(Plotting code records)
┌────────

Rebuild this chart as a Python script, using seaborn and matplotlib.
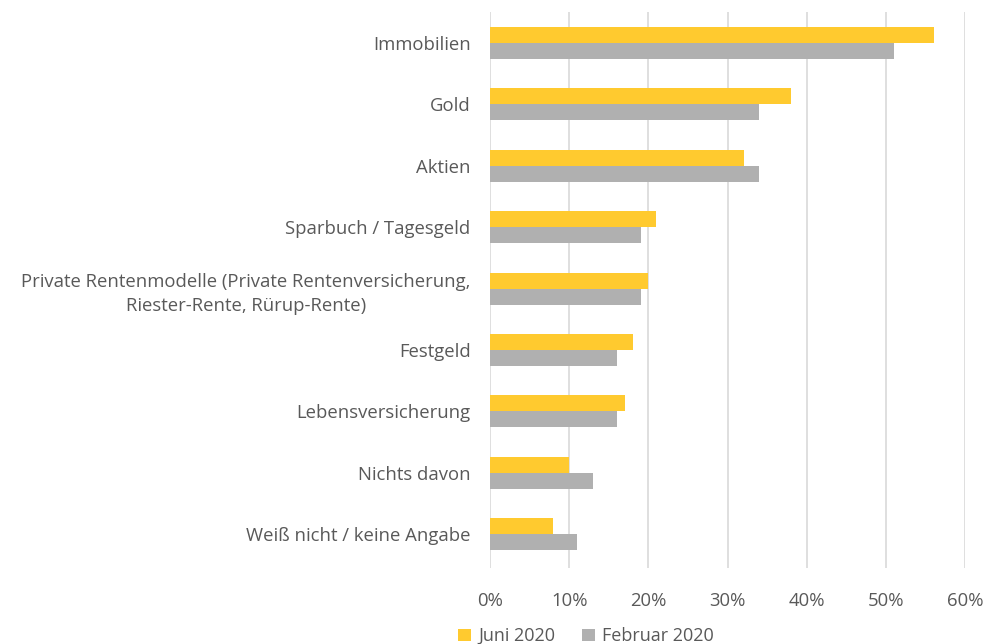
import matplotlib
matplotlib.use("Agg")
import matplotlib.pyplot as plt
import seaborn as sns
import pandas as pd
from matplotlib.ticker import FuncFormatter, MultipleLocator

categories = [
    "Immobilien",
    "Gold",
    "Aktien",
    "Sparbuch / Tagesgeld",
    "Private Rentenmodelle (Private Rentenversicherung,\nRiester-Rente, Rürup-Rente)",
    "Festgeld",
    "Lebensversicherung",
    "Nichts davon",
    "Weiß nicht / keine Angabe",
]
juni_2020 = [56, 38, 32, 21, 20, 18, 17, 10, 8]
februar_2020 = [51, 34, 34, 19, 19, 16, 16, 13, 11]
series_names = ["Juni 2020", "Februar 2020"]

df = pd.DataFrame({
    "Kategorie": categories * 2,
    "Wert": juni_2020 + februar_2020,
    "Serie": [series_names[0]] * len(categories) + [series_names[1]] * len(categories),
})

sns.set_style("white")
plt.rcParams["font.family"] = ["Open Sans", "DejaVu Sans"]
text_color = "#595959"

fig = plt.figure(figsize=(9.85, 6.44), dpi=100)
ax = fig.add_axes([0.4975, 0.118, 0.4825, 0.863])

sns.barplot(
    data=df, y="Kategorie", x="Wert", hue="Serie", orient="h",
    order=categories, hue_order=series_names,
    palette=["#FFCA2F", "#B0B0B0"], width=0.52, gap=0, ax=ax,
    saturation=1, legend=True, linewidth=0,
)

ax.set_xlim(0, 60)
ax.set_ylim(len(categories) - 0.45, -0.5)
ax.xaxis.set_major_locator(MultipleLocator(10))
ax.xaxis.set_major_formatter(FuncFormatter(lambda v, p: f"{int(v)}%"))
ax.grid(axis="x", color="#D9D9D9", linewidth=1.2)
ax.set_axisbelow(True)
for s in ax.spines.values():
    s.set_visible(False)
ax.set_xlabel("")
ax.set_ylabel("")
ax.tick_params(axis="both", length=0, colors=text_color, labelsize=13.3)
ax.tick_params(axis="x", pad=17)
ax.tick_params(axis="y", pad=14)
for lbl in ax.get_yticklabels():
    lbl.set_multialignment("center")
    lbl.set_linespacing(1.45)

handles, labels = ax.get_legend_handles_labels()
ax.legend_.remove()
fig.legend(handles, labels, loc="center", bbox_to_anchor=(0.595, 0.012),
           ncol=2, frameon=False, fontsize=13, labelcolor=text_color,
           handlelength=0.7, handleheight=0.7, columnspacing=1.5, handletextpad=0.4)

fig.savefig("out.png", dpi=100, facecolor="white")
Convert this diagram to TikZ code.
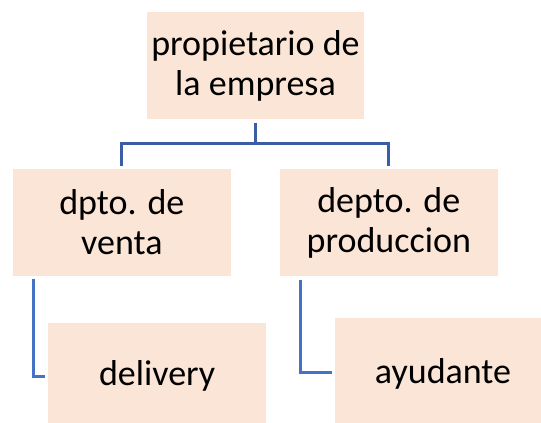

└────────

Instruction ▸
Reproduce the whole listing exactly, but not the images in it.

Response to the exercise ▸
Rebuild this chart as a Python script, using seaborn and matplotlib.
import matplotlib
matplotlib.use("Agg")
import matplotlib.pyplot as plt
import seaborn as sns
import pandas as pd
from matplotlib.ticker import FuncFormatter, MultipleLocator

categories = [
    "Immobilien",
    "Gold",
    "Aktien",
    "Sparbuch / Tagesgeld",
    "Private Rentenmodelle (Private Rentenversicherung,\nRiester-Rente, Rürup-Rente)",
    "Festgeld",
    "Lebensversicherung",
    "Nichts davon",
    "Weiß nicht / keine Angabe",
]
juni_2020 = [56, 38, 32, 21, 20, 18, 17, 10, 8]
februar_2020 = [51, 34, 34, 19, 19, 16, 16, 13, 11]
series_names = ["Juni 2020", "Februar 2020"]

df = pd.DataFrame({
    "Kategorie": categories * 2,
    "Wert": juni_2020 + februar_2020,
    "Serie": [series_names[0]] * len(categories) + [series_names[1]] * len(categories),
})

sns.set_style("white")
plt.rcParams["font.family"] = ["Open Sans", "DejaVu Sans"]
text_color = "#595959"

fig = plt.figure(figsize=(9.85, 6.44), dpi=100)
ax = fig.add_axes([0.4975, 0.118, 0.4825, 0.863])

sns.barplot(
    data=df, y="Kategorie", x="Wert", hue="Serie", orient="h",
    order=categories, hue_order=series_names,
    palette=["#FFCA2F", "#B0B0B0"], width=0.52, gap=0, ax=ax,
    saturation=1, legend=True, linewidth=0,
)

ax.set_xlim(0, 60)
ax.set_ylim(len(categories) - 0.45, -0.5)
ax.xaxis.set_major_locator(MultipleLocator(10))
ax.xaxis.set_major_formatter(FuncFormatter(lambda v, p: f"{int(v)}%"))
ax.grid(axis="x", color="#D9D9D9", linewidth=1.2)
ax.set_axisbelow(True)
for s in ax.spines.values():
    s.set_visible(False)
ax.set_xlabel("")
ax.set_ylabel("")
ax.tick_params(axis="both", length=0, colors=text_color, labelsize=13.3)
ax.tick_params(axis="x", pad=17)
ax.tick_params(axis="y", pad=14)
for lbl in ax.get_yticklabels():
    lbl.set_multialignment("center")
    lbl.set_linespacing(1.45)

handles, labels = ax.get_legend_handles_labels()
ax.legend_.remove()
fig.legend(handles, labels, loc="center", bbox_to_anchor=(0.595, 0.012),
           ncol=2, frameon=False, fontsize=13, labelcolor=text_color,
           handlelength=0.7, handleheight=0.7, columnspacing=1.5, handletextpad=0.4)

fig.savefig("out.png", dpi=100, facecolor="white")
Convert this diagram to TikZ code.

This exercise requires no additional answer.